J'avais mal. J'avais mal comme si je devenais infirme à sa place. Et une idée folle me
traversa l'esprit et les lèvres, avant que je ne puisse la retenir :
— Je ne peux pas peindre pour toi. Mais je peux te prêter mes yeux. Je connais cette côte par
cœur. Chaque recoin m'est familier. Et je peux tout te décrire.
Était-ce juste le fruit de mon imagination ? L'espace d'une seconde, je vis l'espoir animer
le regard mort de l'aveugle. Et il accepta.
5
Le reste des vacances, nous l'avons passé ensemble. Je venais le chercher à vélo, le matin.

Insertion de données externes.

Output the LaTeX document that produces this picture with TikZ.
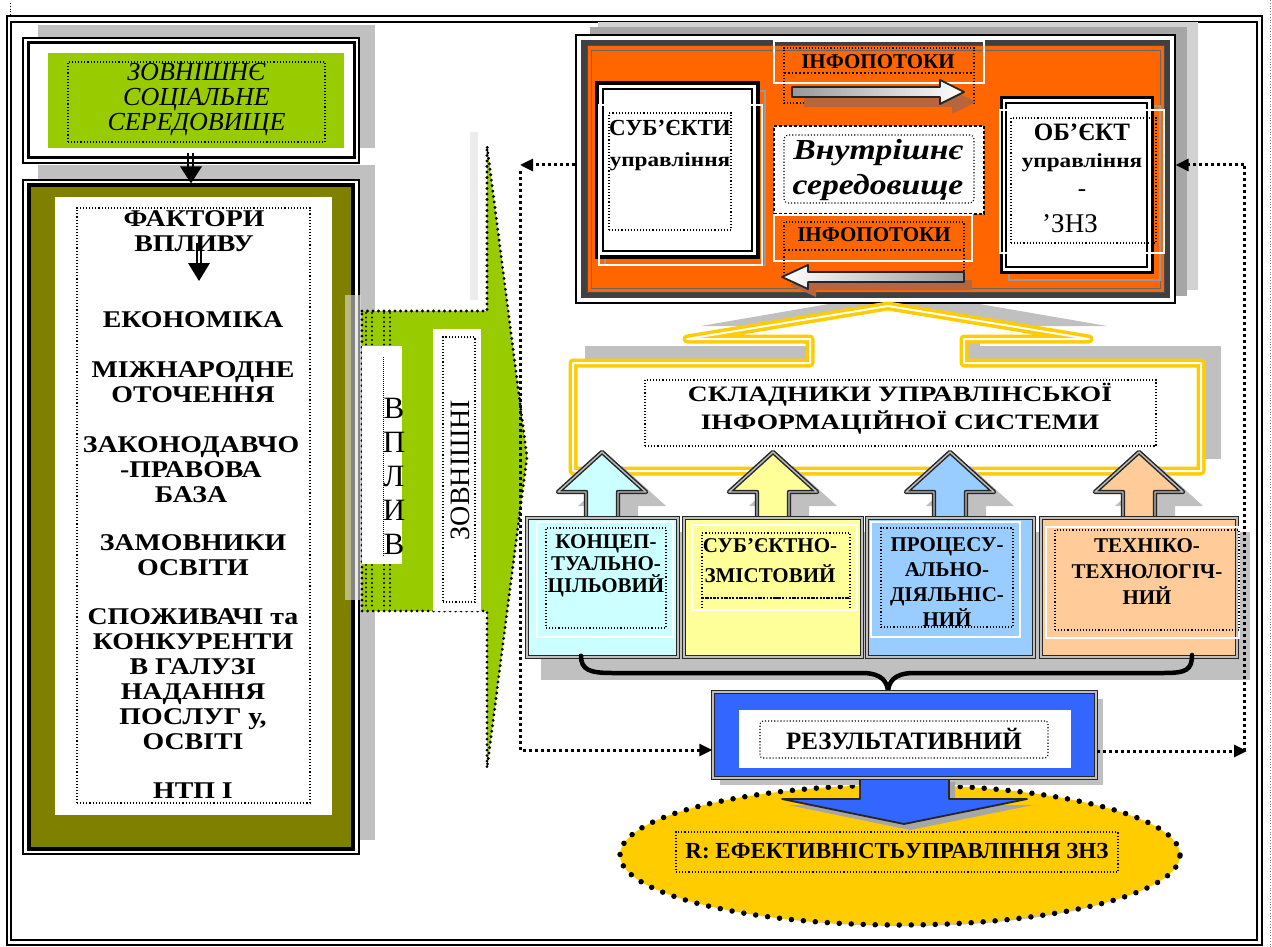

On se promenait le long de la côte. Je m'arrêtai lorsqu'il le souhaitait, et je lui prêtais ma voix et
mes mots. Je me rappelle de sa chaleur, dans mon dos, sur mon vélo. De ses bras serrés autour de
ma taille. Qui se crispaient à chaque heurt. Il criait parfois de peur dans mon oreille, lorsque
j'allai trop vite. Il criait, et puis il riait. Il avait l'air heureux.
J'étais heureuse aussi. Je redécouvrais le plaisir d'être accompagnée. La solitude peut-être
douce, mais seulement lorsque l'on ne porte pas de blessure. Car sinon même la mer ne peut rien
pour nous, et le sel de son eau ronge nos plaies. La mer est belle. Mais elle l'est davantage à
deux.
Vint le jour de la séparation. Car je ne vivais sur la presque-île que pendant les vacances,
et l'été s'achevait. Je n'ai pas gardé un clair souvenir de nos adieux. Je sais juste que lorsque je lui
ai annoncé mon départ, ses yeux se sont perdus à nouveau, dans le vague, dans les vagues. Et j'ai
eu mal au cœur.
Vous connaissez maintenant mon histoire. J'aurais aimé qu'elle s'arrête là. Mais l'histoire
a une suite. L'histoire a une fin.
L'été suivant, je suis retournée à Quiberon. Seule. J'étais majeure. J'étais libre. J'étais en
manque. Alors j'ai jeté mes affaires dans le hall. J'ai enfourché mon vélo. J'ai roulé sans
m'arrêter jusqu'à notre point de rendez-vous. Ce coin de falaise si particulier où nous nous étions
rencontrés. J'ai couru vers la falaise. Il serait là. Il serait là. Il serait-là !
Il n'était pas là. Il n'y avait personne. Juste une croix, plantée au bord du gouffre.
Il n'était pas là, mais je pouvais l'imaginer. Le regard happé par la mer et sa beauté. Contemplant
le pied de la falaise. Là où s'écrasent les vagues.